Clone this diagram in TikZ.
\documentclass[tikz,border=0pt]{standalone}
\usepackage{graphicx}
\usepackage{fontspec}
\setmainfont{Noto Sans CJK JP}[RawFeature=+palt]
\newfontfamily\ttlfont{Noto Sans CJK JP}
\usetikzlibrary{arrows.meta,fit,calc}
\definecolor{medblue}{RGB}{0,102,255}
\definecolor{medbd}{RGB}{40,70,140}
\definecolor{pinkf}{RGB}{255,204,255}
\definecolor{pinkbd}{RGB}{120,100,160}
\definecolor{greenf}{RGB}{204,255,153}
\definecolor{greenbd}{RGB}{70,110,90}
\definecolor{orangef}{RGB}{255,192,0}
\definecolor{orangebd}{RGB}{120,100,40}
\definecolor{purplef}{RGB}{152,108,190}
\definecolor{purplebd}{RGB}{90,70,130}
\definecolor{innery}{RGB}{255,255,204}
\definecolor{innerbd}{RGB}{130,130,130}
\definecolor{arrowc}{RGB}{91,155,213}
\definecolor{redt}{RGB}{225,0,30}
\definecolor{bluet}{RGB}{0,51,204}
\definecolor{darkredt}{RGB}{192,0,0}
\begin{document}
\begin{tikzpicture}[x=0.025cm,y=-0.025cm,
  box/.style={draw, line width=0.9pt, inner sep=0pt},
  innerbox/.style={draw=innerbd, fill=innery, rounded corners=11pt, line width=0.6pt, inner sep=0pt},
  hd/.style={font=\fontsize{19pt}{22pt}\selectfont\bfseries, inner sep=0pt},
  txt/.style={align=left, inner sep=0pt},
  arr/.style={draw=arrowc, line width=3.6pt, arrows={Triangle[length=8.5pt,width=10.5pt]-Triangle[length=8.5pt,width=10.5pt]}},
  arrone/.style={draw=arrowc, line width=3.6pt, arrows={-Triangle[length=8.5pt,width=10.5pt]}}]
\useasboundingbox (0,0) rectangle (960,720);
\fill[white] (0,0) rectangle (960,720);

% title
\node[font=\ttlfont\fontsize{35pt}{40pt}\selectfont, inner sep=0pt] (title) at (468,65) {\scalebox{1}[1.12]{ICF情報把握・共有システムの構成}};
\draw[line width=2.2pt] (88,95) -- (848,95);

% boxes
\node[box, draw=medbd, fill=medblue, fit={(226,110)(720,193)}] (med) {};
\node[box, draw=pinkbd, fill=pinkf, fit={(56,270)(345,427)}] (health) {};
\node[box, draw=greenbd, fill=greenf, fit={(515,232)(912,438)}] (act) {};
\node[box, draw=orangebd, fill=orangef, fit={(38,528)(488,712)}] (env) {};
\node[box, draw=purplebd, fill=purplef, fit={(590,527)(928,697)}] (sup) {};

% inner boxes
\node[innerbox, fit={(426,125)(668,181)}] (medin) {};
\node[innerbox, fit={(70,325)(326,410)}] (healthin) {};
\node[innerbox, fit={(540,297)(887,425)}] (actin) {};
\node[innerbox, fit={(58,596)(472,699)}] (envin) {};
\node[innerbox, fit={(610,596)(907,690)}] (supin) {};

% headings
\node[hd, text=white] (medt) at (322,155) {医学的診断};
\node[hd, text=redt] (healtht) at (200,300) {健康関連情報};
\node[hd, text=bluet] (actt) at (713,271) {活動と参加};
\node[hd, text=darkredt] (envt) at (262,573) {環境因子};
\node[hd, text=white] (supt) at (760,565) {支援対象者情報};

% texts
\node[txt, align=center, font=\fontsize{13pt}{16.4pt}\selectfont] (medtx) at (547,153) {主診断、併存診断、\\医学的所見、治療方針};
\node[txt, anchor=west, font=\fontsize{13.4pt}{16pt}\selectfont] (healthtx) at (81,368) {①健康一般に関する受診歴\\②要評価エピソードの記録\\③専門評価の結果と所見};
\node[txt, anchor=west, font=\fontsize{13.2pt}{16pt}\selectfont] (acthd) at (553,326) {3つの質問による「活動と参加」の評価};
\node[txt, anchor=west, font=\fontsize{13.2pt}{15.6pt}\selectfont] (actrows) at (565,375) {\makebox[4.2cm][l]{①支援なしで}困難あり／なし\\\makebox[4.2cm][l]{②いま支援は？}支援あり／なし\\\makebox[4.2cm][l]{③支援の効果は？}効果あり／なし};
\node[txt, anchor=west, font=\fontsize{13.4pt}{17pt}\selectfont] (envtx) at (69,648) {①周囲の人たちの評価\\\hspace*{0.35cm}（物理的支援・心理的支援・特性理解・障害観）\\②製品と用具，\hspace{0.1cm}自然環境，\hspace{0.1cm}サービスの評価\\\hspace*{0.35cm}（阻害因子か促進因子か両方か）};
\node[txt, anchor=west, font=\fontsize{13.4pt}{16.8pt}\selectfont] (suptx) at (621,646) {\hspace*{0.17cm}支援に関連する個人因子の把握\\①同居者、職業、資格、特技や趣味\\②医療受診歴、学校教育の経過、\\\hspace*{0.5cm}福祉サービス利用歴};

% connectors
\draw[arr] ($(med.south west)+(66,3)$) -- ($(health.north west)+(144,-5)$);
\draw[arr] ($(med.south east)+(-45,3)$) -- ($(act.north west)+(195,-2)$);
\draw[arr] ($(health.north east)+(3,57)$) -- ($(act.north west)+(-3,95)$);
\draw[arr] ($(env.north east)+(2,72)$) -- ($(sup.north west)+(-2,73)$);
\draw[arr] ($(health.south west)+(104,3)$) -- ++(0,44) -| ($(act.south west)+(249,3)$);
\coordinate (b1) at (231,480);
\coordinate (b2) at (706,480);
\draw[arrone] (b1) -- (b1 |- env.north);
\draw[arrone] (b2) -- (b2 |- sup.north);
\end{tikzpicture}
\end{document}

========================================

[Objective] Repeat the material from above exactly, word for word.

[Worked solution]
Clone this diagram in TikZ.
\documentclass[tikz,border=0pt]{standalone}
\usepackage{graphicx}
\usepackage{fontspec}
\setmainfont{Noto Sans CJK JP}[RawFeature=+palt]
\newfontfamily\ttlfont{Noto Sans CJK JP}
\usetikzlibrary{arrows.meta,fit,calc}
\definecolor{medblue}{RGB}{0,102,255}
\definecolor{medbd}{RGB}{40,70,140}
\definecolor{pinkf}{RGB}{255,204,255}
\definecolor{pinkbd}{RGB}{120,100,160}
\definecolor{greenf}{RGB}{204,255,153}
\definecolor{greenbd}{RGB}{70,110,90}
\definecolor{orangef}{RGB}{255,192,0}
\definecolor{orangebd}{RGB}{120,100,40}
\definecolor{purplef}{RGB}{152,108,190}
\definecolor{purplebd}{RGB}{90,70,130}
\definecolor{innery}{RGB}{255,255,204}
\definecolor{innerbd}{RGB}{130,130,130}
\definecolor{arrowc}{RGB}{91,155,213}
\definecolor{redt}{RGB}{225,0,30}
\definecolor{bluet}{RGB}{0,51,204}
\definecolor{darkredt}{RGB}{192,0,0}
\begin{document}
\begin{tikzpicture}[x=0.025cm,y=-0.025cm,
  box/.style={draw, line width=0.9pt, inner sep=0pt},
  innerbox/.style={draw=innerbd, fill=innery, rounded corners=11pt, line width=0.6pt, inner sep=0pt},
  hd/.style={font=\fontsize{19pt}{22pt}\selectfont\bfseries, inner sep=0pt},
  txt/.style={align=left, inner sep=0pt},
  arr/.style={draw=arrowc, line width=3.6pt, arrows={Triangle[length=8.5pt,width=10.5pt]-Triangle[length=8.5pt,width=10.5pt]}},
  arrone/.style={draw=arrowc, line width=3.6pt, arrows={-Triangle[length=8.5pt,width=10.5pt]}}]
\useasboundingbox (0,0) rectangle (960,720);
\fill[white] (0,0) rectangle (960,720);

% title
\node[font=\ttlfont\fontsize{35pt}{40pt}\selectfont, inner sep=0pt] (title) at (468,65) {\scalebox{1}[1.12]{ICF情報把握・共有システムの構成}};
\draw[line width=2.2pt] (88,95) -- (848,95);

% boxes
\node[box, draw=medbd, fill=medblue, fit={(226,110)(720,193)}] (med) {};
\node[box, draw=pinkbd, fill=pinkf, fit={(56,270)(345,427)}] (health) {};
\node[box, draw=greenbd, fill=greenf, fit={(515,232)(912,438)}] (act) {};
\node[box, draw=orangebd, fill=orangef, fit={(38,528)(488,712)}] (env) {};
\node[box, draw=purplebd, fill=purplef, fit={(590,527)(928,697)}] (sup) {};

% inner boxes
\node[innerbox, fit={(426,125)(668,181)}] (medin) {};
\node[innerbox, fit={(70,325)(326,410)}] (healthin) {};
\node[innerbox, fit={(540,297)(887,425)}] (actin) {};
\node[innerbox, fit={(58,596)(472,699)}] (envin) {};
\node[innerbox, fit={(610,596)(907,690)}] (supin) {};

% headings
\node[hd, text=white] (medt) at (322,155) {医学的診断};
\node[hd, text=redt] (healtht) at (200,300) {健康関連情報};
\node[hd, text=bluet] (actt) at (713,271) {活動と参加};
\node[hd, text=darkredt] (envt) at (262,573) {環境因子};
\node[hd, text=white] (supt) at (760,565) {支援対象者情報};

% texts
\node[txt, align=center, font=\fontsize{13pt}{16.4pt}\selectfont] (medtx) at (547,153) {主診断、併存診断、\\医学的所見、治療方針};
\node[txt, anchor=west, font=\fontsize{13.4pt}{16pt}\selectfont] (healthtx) at (81,368) {①健康一般に関する受診歴\\②要評価エピソードの記録\\③専門評価の結果と所見};
\node[txt, anchor=west, font=\fontsize{13.2pt}{16pt}\selectfont] (acthd) at (553,326) {3つの質問による「活動と参加」の評価};
\node[txt, anchor=west, font=\fontsize{13.2pt}{15.6pt}\selectfont] (actrows) at (565,375) {\makebox[4.2cm][l]{①支援なしで}困難あり／なし\\\makebox[4.2cm][l]{②いま支援は？}支援あり／なし\\\makebox[4.2cm][l]{③支援の効果は？}効果あり／なし};
\node[txt, anchor=west, font=\fontsize{13.4pt}{17pt}\selectfont] (envtx) at (69,648) {①周囲の人たちの評価\\\hspace*{0.35cm}（物理的支援・心理的支援・特性理解・障害観）\\②製品と用具，\hspace{0.1cm}自然環境，\hspace{0.1cm}サービスの評価\\\hspace*{0.35cm}（阻害因子か促進因子か両方か）};
\node[txt, anchor=west, font=\fontsize{13.4pt}{16.8pt}\selectfont] (suptx) at (621,646) {\hspace*{0.17cm}支援に関連する個人因子の把握\\①同居者、職業、資格、特技や趣味\\②医療受診歴、学校教育の経過、\\\hspace*{0.5cm}福祉サービス利用歴};

% connectors
\draw[arr] ($(med.south west)+(66,3)$) -- ($(health.north west)+(144,-5)$);
\draw[arr] ($(med.south east)+(-45,3)$) -- ($(act.north west)+(195,-2)$);
\draw[arr] ($(health.north east)+(3,57)$) -- ($(act.north west)+(-3,95)$);
\draw[arr] ($(env.north east)+(2,72)$) -- ($(sup.north west)+(-2,73)$);
\draw[arr] ($(health.south west)+(104,3)$) -- ++(0,44) -| ($(act.south west)+(249,3)$);
\coordinate (b1) at (231,480);
\coordinate (b2) at (706,480);
\draw[arrone] (b1) -- (b1 |- env.north);
\draw[arrone] (b2) -- (b2 |- sup.north);
\end{tikzpicture}
\end{document}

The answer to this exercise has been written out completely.